1. Environment and installation

From the ImageBind repo root:

pip install -e .

Install LeGrad and make sure it is on PYTHONPATH:

pip install -e /path/to/LeGrad

or set PYTHONPATH so that the legrad package is importable.

You also need a working CUDA‑enabled PyTorch environment for GPU execution.

2. Open the notebook

From this folder:

cd xai/ImageBind
jupyter lab legrad_imagebind.ipynb

3. What the notebook does

The notebook walks through:

Importing ImageBind and LeGrad
- Adds the local LeGrad repo to sys.path.
- Imports imagebind_model, ModalityType, and utility functions from imagebind.data.
Loading text and image inputs
- Defines text_list (e.g. "A dog.", "A car", "A bird").
- Loads and preprocesses images from .assets/*.jpg using data.load_and_transform_vision_data.
Running the base ImageBind model
- Creates model = imagebind_model.imagebind_huge(pretrained=True).
- Moves it to CUDA and evaluates vanilla similarity scores embeddings[VISION] @ embeddings[TEXT].T.
Wrapping with LeGrad
- Uses ImageBindLeWrapper from imagebind/legrad_wrapper.py.
- Hooks transformer blocks and nn.MultiheadAttention to keep attention probabilities (attention_maps) in the autograd graph.
Computing explanations
- Vision: spatial heatmaps over image patches (compute_legrad_image(...) / compute_legrad_image_one_layer(...)).
- Text: per‑token relevance scores (compute_legrad_text(...) / compute_legrad_text_one_layer(...)).
Visualizing results
- Converts heatmaps to numpy and overlays them on the input images; plots token relevance over the prompt.
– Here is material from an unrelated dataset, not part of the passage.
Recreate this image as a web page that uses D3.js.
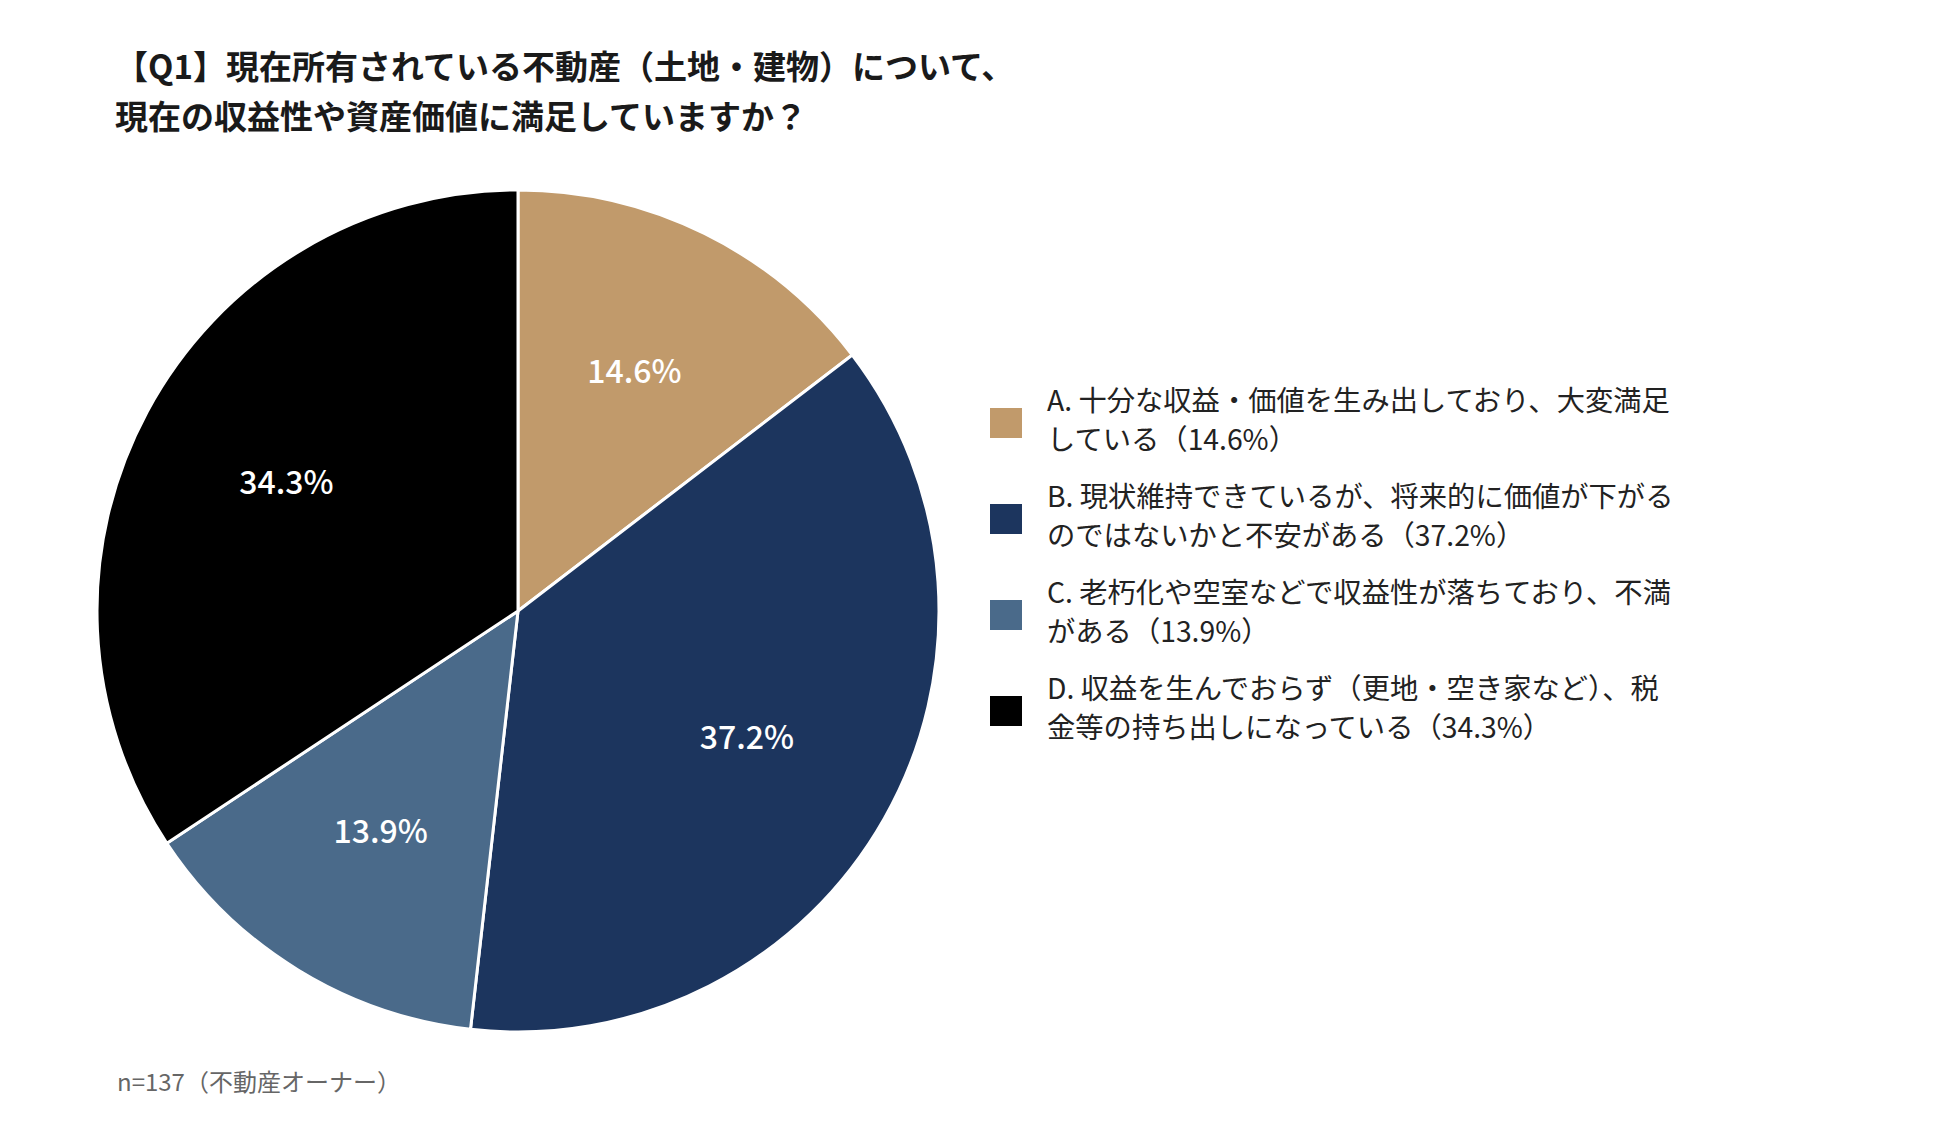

4. Minimal code sketch (inside the notebook)

The core pattern is:

import torch
from imagebind import data
from imagebind.models import imagebind_model
from imagebind.models.imagebind_model import ModalityType
from imagebind.legrad_wrapper import ImageBindLeWrapper

device = "cuda:0" if torch.cuda.is_available() else "cpu"
model = imagebind_model.imagebind_huge(pretrained=True).to(device).eval()

wrapper = ImageBindLeWrapper(model, layer_index=-2, trunk_key=ModalityType.VISION)
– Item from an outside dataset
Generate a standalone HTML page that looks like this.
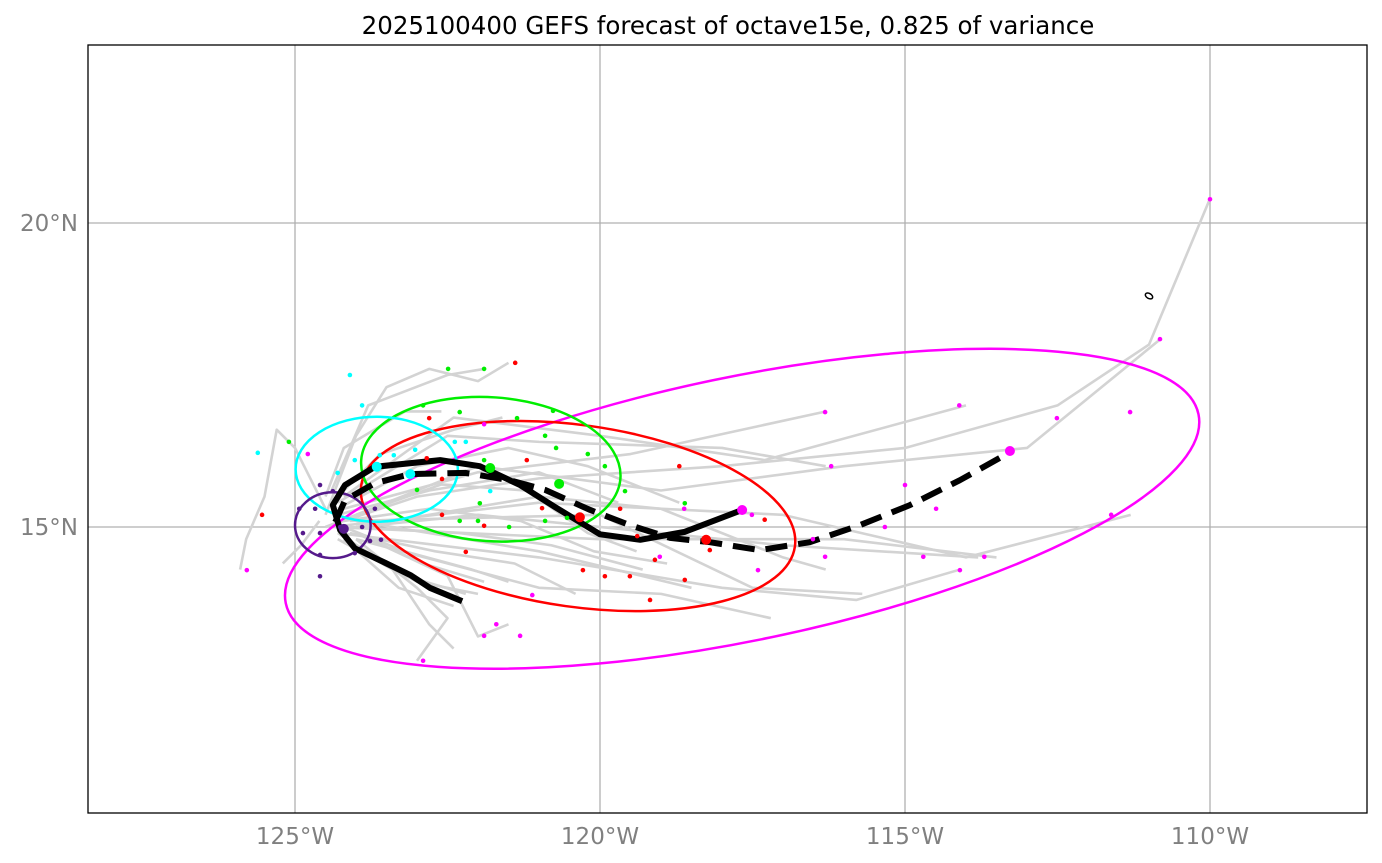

text_list = ["A dog.", "A car", "A bird"]
image_paths = [".assets/dog_image.jpg", ".assets/car_image.jpg", ".assets/bird_image.jpg"]

inputs = {
    ModalityType.TEXT: data.load_and_transform_text(text_list, device),
    ModalityType.VISION: data.load_and_transform_vision_data(image_paths, device),
}

You can then call the wrapper’s compute_legrad_* helpers in the notebook to obtain:

Vision heatmaps for each (image, text) pair.
Text token relevance for a chosen image or batch of images.